- [DIRECTIONS FOR THIS TASK]
In the entries below, find the line containing "Convert this chart to Bokeh code." and the line containing "ax.major_label_standoff = 0". Copy those two lines and everything between them exactly, and only that.

- [DATA PROVIDED]
○ ○ ○

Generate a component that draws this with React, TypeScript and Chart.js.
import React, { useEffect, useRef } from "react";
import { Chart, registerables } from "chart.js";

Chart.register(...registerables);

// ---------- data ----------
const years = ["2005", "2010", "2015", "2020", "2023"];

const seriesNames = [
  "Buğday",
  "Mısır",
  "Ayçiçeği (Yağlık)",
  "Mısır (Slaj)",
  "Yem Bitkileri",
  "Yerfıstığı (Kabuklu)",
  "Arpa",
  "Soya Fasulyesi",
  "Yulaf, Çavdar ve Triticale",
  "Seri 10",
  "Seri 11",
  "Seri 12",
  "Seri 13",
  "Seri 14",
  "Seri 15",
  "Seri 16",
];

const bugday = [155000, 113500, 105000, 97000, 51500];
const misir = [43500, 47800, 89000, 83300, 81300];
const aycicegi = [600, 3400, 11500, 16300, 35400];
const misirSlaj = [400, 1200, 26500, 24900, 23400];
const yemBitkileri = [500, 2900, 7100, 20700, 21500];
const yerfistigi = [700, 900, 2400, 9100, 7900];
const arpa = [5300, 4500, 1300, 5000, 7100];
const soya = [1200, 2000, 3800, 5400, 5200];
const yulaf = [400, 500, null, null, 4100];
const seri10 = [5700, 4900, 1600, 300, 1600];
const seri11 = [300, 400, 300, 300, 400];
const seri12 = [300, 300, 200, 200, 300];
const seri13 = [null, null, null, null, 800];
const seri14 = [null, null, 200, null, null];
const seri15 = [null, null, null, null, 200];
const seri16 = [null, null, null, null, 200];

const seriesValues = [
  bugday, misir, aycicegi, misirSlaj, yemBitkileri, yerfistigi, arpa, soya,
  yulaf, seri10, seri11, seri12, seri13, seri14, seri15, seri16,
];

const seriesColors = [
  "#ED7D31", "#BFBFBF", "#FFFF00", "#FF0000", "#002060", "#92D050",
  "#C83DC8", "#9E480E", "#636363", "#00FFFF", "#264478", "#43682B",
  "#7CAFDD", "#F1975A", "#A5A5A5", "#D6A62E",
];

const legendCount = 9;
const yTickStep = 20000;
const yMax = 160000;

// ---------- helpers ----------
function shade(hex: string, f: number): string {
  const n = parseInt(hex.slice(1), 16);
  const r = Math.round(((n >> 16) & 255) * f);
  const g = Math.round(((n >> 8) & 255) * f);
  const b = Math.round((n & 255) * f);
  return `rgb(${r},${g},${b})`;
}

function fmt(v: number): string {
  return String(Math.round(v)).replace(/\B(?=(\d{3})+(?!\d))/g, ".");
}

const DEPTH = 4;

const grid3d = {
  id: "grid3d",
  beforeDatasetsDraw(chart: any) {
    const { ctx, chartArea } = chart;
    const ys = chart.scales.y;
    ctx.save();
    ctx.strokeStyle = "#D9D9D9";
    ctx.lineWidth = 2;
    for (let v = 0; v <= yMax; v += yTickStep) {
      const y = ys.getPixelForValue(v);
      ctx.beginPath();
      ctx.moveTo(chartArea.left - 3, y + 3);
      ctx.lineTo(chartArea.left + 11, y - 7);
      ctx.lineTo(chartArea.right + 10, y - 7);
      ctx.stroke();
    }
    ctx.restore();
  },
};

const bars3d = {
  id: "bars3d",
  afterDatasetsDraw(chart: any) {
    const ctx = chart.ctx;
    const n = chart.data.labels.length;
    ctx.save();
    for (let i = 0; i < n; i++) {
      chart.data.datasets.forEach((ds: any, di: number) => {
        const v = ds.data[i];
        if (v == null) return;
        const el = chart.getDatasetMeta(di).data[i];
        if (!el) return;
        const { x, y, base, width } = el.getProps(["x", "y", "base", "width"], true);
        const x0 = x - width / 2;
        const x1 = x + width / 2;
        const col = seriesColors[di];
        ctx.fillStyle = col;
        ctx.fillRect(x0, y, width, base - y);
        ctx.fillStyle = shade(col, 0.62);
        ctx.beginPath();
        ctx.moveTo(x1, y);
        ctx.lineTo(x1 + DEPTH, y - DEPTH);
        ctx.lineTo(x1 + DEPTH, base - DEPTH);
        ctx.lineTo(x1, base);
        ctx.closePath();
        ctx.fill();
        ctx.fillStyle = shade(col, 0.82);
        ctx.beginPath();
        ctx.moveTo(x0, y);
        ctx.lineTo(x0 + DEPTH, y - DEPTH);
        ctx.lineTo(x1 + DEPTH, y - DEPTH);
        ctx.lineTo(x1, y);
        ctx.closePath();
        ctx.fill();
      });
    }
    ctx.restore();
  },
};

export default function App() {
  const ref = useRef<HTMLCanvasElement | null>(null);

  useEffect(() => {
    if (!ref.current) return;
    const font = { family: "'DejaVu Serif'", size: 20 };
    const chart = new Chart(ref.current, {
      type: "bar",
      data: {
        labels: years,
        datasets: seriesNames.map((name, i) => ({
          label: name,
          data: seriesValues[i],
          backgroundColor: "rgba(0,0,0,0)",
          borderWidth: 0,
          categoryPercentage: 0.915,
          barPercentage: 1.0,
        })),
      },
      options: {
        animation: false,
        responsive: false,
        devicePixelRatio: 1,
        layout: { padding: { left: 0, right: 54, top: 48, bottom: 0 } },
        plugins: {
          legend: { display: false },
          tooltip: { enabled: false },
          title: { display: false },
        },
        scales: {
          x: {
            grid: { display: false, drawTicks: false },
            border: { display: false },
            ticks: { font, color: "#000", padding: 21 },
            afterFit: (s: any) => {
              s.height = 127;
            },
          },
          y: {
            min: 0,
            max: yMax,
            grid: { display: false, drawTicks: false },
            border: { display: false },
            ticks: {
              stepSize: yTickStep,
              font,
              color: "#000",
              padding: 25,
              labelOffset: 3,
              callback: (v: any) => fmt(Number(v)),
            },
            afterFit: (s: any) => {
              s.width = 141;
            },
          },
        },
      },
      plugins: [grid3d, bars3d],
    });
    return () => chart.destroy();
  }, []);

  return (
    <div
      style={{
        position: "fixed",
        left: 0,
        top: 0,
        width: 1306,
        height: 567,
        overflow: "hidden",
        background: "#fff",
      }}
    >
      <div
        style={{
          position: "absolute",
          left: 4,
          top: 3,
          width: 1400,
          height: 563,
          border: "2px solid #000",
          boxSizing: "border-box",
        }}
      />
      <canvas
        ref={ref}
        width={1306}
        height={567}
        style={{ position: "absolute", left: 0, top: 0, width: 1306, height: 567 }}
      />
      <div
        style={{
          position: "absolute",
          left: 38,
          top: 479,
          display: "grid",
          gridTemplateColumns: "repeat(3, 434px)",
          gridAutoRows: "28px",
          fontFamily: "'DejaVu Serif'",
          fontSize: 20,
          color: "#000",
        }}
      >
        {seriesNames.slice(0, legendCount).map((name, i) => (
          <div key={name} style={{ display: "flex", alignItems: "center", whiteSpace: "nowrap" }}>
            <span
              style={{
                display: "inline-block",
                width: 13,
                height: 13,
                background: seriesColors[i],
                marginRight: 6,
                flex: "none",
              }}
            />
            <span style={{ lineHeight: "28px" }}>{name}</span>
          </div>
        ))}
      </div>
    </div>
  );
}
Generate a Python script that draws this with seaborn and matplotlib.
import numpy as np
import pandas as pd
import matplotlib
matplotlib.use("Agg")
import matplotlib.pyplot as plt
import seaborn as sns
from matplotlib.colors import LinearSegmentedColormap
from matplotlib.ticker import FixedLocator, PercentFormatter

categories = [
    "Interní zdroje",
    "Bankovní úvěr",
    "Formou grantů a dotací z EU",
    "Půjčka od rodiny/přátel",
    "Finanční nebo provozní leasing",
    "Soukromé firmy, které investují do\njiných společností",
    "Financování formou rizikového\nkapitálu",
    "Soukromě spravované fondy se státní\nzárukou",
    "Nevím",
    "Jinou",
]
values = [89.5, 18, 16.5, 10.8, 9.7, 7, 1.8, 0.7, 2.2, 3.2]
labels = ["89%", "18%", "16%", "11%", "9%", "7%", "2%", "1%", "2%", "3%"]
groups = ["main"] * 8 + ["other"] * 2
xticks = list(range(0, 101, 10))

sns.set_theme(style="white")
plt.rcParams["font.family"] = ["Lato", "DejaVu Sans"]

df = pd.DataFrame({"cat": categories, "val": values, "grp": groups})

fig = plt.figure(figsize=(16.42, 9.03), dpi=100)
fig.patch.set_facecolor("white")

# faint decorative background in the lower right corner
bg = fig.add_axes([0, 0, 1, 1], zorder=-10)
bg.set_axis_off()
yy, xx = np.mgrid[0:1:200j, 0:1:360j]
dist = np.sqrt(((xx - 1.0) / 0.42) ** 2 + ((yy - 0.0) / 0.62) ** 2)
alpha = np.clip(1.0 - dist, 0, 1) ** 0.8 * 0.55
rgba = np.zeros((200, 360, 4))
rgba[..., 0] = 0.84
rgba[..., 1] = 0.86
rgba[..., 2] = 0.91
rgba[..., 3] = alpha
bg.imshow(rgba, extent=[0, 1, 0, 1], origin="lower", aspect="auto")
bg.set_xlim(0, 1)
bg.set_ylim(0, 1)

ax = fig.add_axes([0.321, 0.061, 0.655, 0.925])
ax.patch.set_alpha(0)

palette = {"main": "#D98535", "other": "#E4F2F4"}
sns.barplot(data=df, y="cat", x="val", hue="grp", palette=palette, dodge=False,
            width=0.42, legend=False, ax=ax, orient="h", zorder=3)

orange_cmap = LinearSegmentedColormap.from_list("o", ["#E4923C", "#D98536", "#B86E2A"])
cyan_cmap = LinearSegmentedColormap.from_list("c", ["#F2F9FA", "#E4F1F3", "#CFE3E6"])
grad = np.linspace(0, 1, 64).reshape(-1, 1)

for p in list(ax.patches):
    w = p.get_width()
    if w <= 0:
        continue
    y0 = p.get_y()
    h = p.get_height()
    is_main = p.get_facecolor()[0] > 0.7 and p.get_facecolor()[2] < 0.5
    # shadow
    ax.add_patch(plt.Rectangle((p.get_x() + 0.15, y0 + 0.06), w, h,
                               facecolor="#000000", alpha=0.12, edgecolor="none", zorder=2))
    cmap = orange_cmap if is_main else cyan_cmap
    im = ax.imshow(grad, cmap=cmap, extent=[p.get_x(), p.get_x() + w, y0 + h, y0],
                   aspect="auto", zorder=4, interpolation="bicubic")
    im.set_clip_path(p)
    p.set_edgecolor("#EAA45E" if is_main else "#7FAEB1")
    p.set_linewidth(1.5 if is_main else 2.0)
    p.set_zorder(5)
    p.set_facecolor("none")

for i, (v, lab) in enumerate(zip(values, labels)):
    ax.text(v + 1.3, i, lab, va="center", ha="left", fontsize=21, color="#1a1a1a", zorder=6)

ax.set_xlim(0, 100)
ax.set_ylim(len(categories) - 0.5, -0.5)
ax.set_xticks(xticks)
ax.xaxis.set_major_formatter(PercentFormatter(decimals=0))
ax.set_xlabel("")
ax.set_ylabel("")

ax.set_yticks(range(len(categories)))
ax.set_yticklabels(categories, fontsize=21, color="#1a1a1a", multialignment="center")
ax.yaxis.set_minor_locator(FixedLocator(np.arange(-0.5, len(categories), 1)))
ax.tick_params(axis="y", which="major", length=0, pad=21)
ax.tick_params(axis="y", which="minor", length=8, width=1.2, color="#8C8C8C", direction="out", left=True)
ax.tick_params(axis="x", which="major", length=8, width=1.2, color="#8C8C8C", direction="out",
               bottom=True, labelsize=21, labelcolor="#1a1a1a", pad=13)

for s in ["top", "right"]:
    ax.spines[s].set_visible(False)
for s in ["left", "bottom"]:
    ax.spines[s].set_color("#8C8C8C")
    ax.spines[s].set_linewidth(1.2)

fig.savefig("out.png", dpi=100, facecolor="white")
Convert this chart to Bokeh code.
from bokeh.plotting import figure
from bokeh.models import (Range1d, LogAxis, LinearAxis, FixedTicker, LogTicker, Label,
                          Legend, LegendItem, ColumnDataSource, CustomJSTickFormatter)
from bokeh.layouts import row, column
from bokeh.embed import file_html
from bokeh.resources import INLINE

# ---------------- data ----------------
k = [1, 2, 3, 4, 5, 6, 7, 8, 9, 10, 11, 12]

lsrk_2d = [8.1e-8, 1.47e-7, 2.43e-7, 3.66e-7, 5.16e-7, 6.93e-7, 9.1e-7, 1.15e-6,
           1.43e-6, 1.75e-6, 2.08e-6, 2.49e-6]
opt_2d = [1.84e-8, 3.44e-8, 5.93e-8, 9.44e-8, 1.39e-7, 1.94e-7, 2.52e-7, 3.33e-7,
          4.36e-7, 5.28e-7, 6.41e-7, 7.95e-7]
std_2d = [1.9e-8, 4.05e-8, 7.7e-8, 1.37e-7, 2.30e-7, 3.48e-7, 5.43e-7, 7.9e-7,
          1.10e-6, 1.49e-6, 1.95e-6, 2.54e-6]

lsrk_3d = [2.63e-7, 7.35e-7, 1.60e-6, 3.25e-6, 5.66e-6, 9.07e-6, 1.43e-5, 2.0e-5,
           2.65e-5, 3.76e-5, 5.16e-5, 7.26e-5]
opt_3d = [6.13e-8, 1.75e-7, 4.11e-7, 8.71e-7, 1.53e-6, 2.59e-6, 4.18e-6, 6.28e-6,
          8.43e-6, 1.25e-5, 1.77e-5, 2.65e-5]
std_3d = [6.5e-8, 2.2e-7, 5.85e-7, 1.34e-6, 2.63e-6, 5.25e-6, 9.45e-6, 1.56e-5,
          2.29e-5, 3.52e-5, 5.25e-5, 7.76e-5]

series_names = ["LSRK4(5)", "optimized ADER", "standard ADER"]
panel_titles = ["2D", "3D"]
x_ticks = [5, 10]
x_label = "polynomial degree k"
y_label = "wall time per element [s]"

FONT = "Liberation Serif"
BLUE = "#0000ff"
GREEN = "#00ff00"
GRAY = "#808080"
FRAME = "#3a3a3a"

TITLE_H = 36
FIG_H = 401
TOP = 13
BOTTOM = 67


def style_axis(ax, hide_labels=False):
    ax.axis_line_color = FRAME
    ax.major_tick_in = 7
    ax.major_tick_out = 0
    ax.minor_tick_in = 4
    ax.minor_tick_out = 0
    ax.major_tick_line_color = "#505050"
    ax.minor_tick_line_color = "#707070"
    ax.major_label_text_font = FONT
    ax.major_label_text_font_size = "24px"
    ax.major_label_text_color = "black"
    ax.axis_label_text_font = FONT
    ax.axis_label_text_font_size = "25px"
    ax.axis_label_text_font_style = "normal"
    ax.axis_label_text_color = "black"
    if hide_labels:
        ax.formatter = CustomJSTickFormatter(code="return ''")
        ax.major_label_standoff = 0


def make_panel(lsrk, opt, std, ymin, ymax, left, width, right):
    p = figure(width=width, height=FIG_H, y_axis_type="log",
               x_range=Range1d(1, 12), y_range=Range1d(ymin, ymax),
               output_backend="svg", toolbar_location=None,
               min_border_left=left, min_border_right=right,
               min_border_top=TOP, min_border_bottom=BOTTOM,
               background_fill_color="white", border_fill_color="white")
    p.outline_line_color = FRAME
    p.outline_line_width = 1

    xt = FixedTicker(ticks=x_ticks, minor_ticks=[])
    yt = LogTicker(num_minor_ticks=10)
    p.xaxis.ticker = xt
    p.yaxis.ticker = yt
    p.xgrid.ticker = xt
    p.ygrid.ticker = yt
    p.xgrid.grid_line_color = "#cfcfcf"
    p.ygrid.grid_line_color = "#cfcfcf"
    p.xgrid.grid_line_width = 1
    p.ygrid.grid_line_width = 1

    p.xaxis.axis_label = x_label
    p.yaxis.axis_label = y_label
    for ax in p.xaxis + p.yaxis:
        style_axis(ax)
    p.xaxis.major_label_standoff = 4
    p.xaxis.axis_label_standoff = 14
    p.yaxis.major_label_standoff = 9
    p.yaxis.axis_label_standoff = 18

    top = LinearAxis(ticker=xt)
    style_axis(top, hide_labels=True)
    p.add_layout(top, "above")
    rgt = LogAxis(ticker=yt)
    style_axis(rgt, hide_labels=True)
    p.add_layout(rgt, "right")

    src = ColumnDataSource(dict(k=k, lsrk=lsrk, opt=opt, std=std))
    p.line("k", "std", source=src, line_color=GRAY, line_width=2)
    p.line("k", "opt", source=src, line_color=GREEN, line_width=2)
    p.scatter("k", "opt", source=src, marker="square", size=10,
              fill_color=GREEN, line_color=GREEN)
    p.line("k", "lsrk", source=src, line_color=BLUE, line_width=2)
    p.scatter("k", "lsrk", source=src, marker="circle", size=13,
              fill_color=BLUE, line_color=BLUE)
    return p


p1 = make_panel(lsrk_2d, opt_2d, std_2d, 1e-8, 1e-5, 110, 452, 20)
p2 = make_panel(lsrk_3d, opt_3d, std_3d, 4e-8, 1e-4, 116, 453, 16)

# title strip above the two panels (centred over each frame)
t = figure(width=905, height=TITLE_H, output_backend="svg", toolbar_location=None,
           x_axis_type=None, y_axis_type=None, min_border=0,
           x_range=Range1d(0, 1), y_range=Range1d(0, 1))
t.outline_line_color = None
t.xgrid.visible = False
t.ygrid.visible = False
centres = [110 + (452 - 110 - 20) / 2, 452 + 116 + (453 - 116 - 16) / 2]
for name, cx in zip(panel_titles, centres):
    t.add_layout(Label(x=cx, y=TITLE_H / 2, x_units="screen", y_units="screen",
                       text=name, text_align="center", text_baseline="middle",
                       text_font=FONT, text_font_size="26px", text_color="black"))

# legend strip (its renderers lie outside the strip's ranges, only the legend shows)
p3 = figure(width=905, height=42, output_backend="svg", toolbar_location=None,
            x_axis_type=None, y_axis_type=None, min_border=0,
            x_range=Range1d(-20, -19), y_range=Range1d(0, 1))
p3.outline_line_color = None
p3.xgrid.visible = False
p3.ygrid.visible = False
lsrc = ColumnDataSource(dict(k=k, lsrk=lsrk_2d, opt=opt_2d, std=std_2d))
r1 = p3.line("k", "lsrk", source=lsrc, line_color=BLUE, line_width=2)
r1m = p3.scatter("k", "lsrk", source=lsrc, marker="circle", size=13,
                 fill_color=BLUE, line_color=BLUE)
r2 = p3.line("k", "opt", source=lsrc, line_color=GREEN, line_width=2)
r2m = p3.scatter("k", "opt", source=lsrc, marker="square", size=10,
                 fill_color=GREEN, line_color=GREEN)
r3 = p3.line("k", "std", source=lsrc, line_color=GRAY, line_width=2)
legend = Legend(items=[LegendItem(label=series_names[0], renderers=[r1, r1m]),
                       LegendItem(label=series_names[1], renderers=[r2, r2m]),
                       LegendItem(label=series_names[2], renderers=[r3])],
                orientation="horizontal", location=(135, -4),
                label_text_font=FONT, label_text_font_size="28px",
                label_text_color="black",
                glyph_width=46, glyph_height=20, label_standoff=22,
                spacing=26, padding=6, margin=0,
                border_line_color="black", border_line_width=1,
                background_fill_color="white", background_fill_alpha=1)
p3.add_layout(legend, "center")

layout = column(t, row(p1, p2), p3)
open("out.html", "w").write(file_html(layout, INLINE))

○ ○ ○

- [WRITTEN RESPONSE]
Convert this chart to Bokeh code.
from bokeh.plotting import figure
from bokeh.models import (Range1d, LogAxis, LinearAxis, FixedTicker, LogTicker, Label,
                          Legend, LegendItem, ColumnDataSource, CustomJSTickFormatter)
from bokeh.layouts import row, column
from bokeh.embed import file_html
from bokeh.resources import INLINE

# ---------------- data ----------------
k = [1, 2, 3, 4, 5, 6, 7, 8, 9, 10, 11, 12]

lsrk_2d = [8.1e-8, 1.47e-7, 2.43e-7, 3.66e-7, 5.16e-7, 6.93e-7, 9.1e-7, 1.15e-6,
           1.43e-6, 1.75e-6, 2.08e-6, 2.49e-6]
opt_2d = [1.84e-8, 3.44e-8, 5.93e-8, 9.44e-8, 1.39e-7, 1.94e-7, 2.52e-7, 3.33e-7,
          4.36e-7, 5.28e-7, 6.41e-7, 7.95e-7]
std_2d = [1.9e-8, 4.05e-8, 7.7e-8, 1.37e-7, 2.30e-7, 3.48e-7, 5.43e-7, 7.9e-7,
          1.10e-6, 1.49e-6, 1.95e-6, 2.54e-6]

lsrk_3d = [2.63e-7, 7.35e-7, 1.60e-6, 3.25e-6, 5.66e-6, 9.07e-6, 1.43e-5, 2.0e-5,
           2.65e-5, 3.76e-5, 5.16e-5, 7.26e-5]
opt_3d = [6.13e-8, 1.75e-7, 4.11e-7, 8.71e-7, 1.53e-6, 2.59e-6, 4.18e-6, 6.28e-6,
          8.43e-6, 1.25e-5, 1.77e-5, 2.65e-5]
std_3d = [6.5e-8, 2.2e-7, 5.85e-7, 1.34e-6, 2.63e-6, 5.25e-6, 9.45e-6, 1.56e-5,
          2.29e-5, 3.52e-5, 5.25e-5, 7.76e-5]

series_names = ["LSRK4(5)", "optimized ADER", "standard ADER"]
panel_titles = ["2D", "3D"]
x_ticks = [5, 10]
x_label = "polynomial degree k"
y_label = "wall time per element [s]"

FONT = "Liberation Serif"
BLUE = "#0000ff"
GREEN = "#00ff00"
GRAY = "#808080"
FRAME = "#3a3a3a"

TITLE_H = 36
FIG_H = 401
TOP = 13
BOTTOM = 67


def style_axis(ax, hide_labels=False):
    ax.axis_line_color = FRAME
    ax.major_tick_in = 7
    ax.major_tick_out = 0
    ax.minor_tick_in = 4
    ax.minor_tick_out = 0
    ax.major_tick_line_color = "#505050"
    ax.minor_tick_line_color = "#707070"
    ax.major_label_text_font = FONT
    ax.major_label_text_font_size = "24px"
    ax.major_label_text_color = "black"
    ax.axis_label_text_font = FONT
    ax.axis_label_text_font_size = "25px"
    ax.axis_label_text_font_style = "normal"
    ax.axis_label_text_color = "black"
    if hide_labels:
        ax.formatter = CustomJSTickFormatter(code="return ''")
        ax.major_label_standoff = 0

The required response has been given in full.